At the same time, neither can we ignore the Vinaya entirely. The Buddha himself stated that the rules (along with the dharma) are the Master in his absence. For this reason, the enlightened masters and saints of the Mahayana studied the Vinaya, and through that study, they identified the essential principles of the Vinaya that are truly binding upon the true disciple of Lord Shakyamuni. These are the eight Mahayana precepts:

  1. Not harming;
  2. Not stealing;
  3. No sexual wrongdoing;
  4. Not lying;
  5. No drunkenness;
  6. Not elevating the self;
  7. Eating only when the sun is waxing (an Ayurvedic practice for the maximization of health);
  8. No empty and vain shows, entertainments, or self-decoration.

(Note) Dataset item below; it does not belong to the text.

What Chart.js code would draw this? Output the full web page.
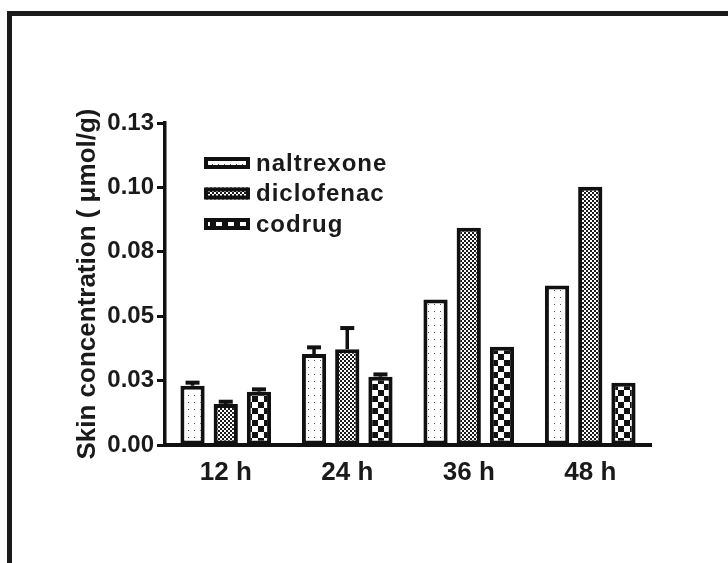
<!DOCTYPE html>
<html>
<head>
<meta charset="utf-8">
<script src="https://cdn.jsdelivr.net/npm/chart.js@4.4.1/dist/chart.umd.min.js"></script>
<style>
  html, body { margin: 0; padding: 0; background: #fff; overflow: hidden; }
  #wrap { position: relative; width: 728px; height: 563px; overflow: hidden; }
  #frame { position: absolute; left: 7px; top: 11px; width: 900px; height: 700px;
           border-top: 5px solid #1a1a1a; border-left: 5px solid #1a1a1a; }
  #c { position: absolute; left: 0; top: 0; }
</style>
</head>
<body>
<div id="wrap">
  <div id="frame"></div>
  <canvas id="c" width="728" height="563"></canvas>
</div>
<script>
// ---- data ----
const categories = ['12 h', '24 h', '36 h', '48 h'];
const seriesNames = ['naltrexone', 'diclofenac', 'codrug'];
const naltrexone = [0.0230, 0.0353, 0.0565, 0.0619];
const diclofenac = [0.0159, 0.0372, 0.0843, 0.1003];
const codrug     = [0.0207, 0.0265, 0.0381, 0.0242];
const naltrexoneErr = [0.0012, 0.0026, 0, 0];
const diclofenacErr = [0.0009, 0.0082, 0, 0];
const codrugErr     = [0.0009, 0.0009, 0, 0];
const yTickLabels = ['0.00', '0.03', '0.05', '0.08', '0.10', '0.13'];
const yTitle = 'Skin concentration ( \u03BCmol/g)';

// ---- patterns ----
function makePattern(w, h, draw) {
  const c = document.createElement('canvas');
  c.width = w; c.height = h;
  const g = c.getContext('2d');
  draw(g);
  return document.getElementById('c').getContext('2d').createPattern(c, 'repeat');
}
const dotPattern = makePattern(6, 7, g => {
  g.fillStyle = '#fff'; g.fillRect(0, 0, 6, 7);
  g.fillStyle = '#555'; g.fillRect(2, 3, 1, 1);
});
const finePattern = makePattern(4, 4, g => {
  g.fillStyle = '#fff'; g.fillRect(0, 0, 4, 4);
  g.fillStyle = '#1a1a1a'; g.fillRect(0, 0, 2, 2); g.fillRect(2, 2, 2, 2);
});
const checkPattern = makePattern(12, 12, g => {
  g.fillStyle = '#fff'; g.fillRect(0, 0, 12, 12);
  g.fillStyle = '#111'; g.fillRect(0, 0, 6, 6); g.fillRect(6, 6, 6, 6);
});
const patterns = [dotPattern, finePattern, checkPattern];
const values = [naltrexone, diclofenac, codrug];
const errors = [naltrexoneErr, diclofenacErr, codrugErr];

const FONT = "'Liberation Sans', Arial, sans-serif";

// ---- error bars plugin ----
const errorBarPlugin = {
  id: 'errorBars',
  afterDatasetsDraw(chart) {
    const ctx = chart.ctx;
    const yScale = chart.scales.y;
    chart.data.datasets.forEach((ds, di) => {
      const meta = chart.getDatasetMeta(di);
      meta.data.forEach((el, i) => {
        const err = ds.errorBars[i];
        if (!err) return;
        const yTop = yScale.getPixelForValue(ds.data[i] + err);
        ctx.save();
        ctx.strokeStyle = '#111';
        ctx.lineWidth = 3.5;
        ctx.beginPath();
        ctx.moveTo(el.x, el.y);
        ctx.lineTo(el.x, yTop);
        ctx.stroke();
        ctx.lineWidth = 4;
        ctx.beginPath();
        ctx.moveTo(el.x - 7, yTop);
        ctx.lineTo(el.x + 7, yTop);
        ctx.stroke();
        ctx.restore();
      });
    });
  }
};

// ---- legend plugin ----
const legendPlugin = {
  id: 'patternLegend',
  afterDraw(chart) {
    const ctx = chart.ctx;
    const bx = 204, bw = 46, bh = 12, y0 = 157, dy = 30.5;
    chart.data.datasets.forEach((ds, di) => {
      const y = y0 + di * dy;
      ctx.save();
      ctx.fillStyle = ds.backgroundColor;
      ctx.fillRect(bx, y, bw, bh);
      ctx.strokeStyle = '#111';
      ctx.lineWidth = 4;
      ctx.strokeRect(bx + 2, y + 2, bw - 4, bh - 4);
      ctx.fillStyle = '#1a1a1a';
      ctx.font = "bold 24px " + FONT;
      if ('letterSpacing' in ctx) ctx.letterSpacing = '1px';
      ctx.textBaseline = 'middle';
      ctx.textAlign = 'left';
      ctx.fillText(ds.label, 256, y + bh / 2 + 1);
      ctx.restore();
    });
  }
};

const datasets = seriesNames.map((name, i) => ({
  label: name,
  data: values[i],
  errorBars: errors[i],
  backgroundColor: patterns[i],
  borderColor: '#111',
  borderWidth: 4,
  borderSkipped: false,
  categoryPercentage: 0.82,
  barPercentage: 0.73
}));

new Chart(document.getElementById('c'), {
  type: 'bar',
  data: { labels: categories, datasets },
  options: {
    responsive: false,
    animation: false,
    layout: { padding: { left: 68, right: 77, top: 123, bottom: 78 } },
    plugins: { legend: { display: false }, tooltip: { enabled: false } },
    scales: {
      x: {
        grid: { display: false },
        border: { display: true, color: '#111', width: 4 },
        ticks: { color: '#1a1a1a', font: { family: FONT, size: 26, weight: 'bold' }, padding: 4 },
        afterFit(s) { s.height = 40; }
      },
      y: {
        min: 0, max: 0.125,
        grid: { display: true, drawOnChartArea: false, drawTicks: true, tickLength: 8, tickWidth: 3, tickColor: '#111' },
        border: { display: true, color: '#111', width: 3.5 },
        ticks: {
          stepSize: 0.025,
          color: '#1a1a1a',
          font: { family: FONT, size: 24, weight: 'bold' },
          padding: 3,
          callback: (v, i) => yTickLabels[i]
        },
        title: {
          display: true,
          text: yTitle,
          color: '#1a1a1a',
          font: { family: FONT, size: 26, weight: 'bold' },
          padding: { top: 4, bottom: 4 }
        },
        afterFit(s) { s.width = 97; }
      }
    }
  },
  plugins: [errorBarPlugin, legendPlugin]
});
</script>
</body>
</html>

When one studies the historical Vinaya texts in the context of the Mahayana tradition, one sees clearly that the Vinaya rules are simply elaborations of these eight essential principles. For example, “not killing” includes all of the following, which are all separately itemized in the Vinaya:

  • Not to dig in the earth;
  • Not to destroy plants;
  • Not to pour water containing insects on the ground, or use water containing living things;
  • Not to watch an army departing for combat, sleep amongst an armed troop, for watch military activities;
  • Not to kill animals.

And so on. To itemize them all would go beyond the scope of this essay. They are easy enough to work out for oneself (see “Synopsis of the Vinaya“).

Even the Mahayana precepts are contingent and relative, however. One theme that recurs in the Vinaya is exceptions made if one is sick or curing sickness. For example, the original rule concerning alcohol has been extended to all drugs, with the exception of drugs taken as medicines. It is apparent from the wording of this rule that its original intention was to avoid clouding the mind and impairing judgment, i.e., drunkenness. Since we now know that alcohol has medicinal properties, drinking two glasses of wine per day, but not to the point of intoxication, for the sake of one’s health, probably does not violate the precepts. Similarly, ordained followers of the Ngakpa or householder tradition and other Mahayana and Tantric traditions, including priests, may marry, the prohibition on sexual activity really being a prohibition of licentiousness and promiscuity. In Tantra, sexual yoga can even be a means of liberation. In the Tibetan Mahasiddha tradition, some practitioners consume drugs like cannabis and datura. Some great lamas have consumed alcohol. Time is too short, samsara too vast, and the dharma too rich and profound to waste time on organizationalist sectarian and fundamentalist religious agendas.


[1] Buddhism, properly understood, is not a religion. The English word “religion” refers etymologically to conduct indicating belief in a divine power, especially a state of life bound by monastic vows, characterized by devotional and ethical  observances, from Latin religio, ‘reverence for the gods.’ Buddhism specifically rejects theism in any form. The practices of Buddhism are not primarily devotional, and ethics are secondary as well. Buddhism is, moreover, not based on belief. The Buddha himself decried mere belief and instructed his disciples to test the validity of everything he said and did through the exercise of reason and direct experience. Buddhism, properly understood, is an experiential spiritual philosophy that provides the practitioner primarily with the means of achieving spiritual self-perfection, and secondarily presents the resulting insights concerning the nature of the world, living beings, and spiritual experience itself to those who comprehend and follow the path laid out to the end. Thus, Buddhism is nothing less than the science of enlightenment, perfectly understood. As such, it is the priceless treasure of humanity, but only if it is understood.

[2] Kalu Rinpoche tells a wonderful traditional Tibetan story that makes this point in Secret Buddhism: Vajrayana Practices, translated by François Jacquemart and Christiane Buchet (San Francisco: ClearPoint Press, 1995). See “The Buddha’s Tooth” on pp. 137ff.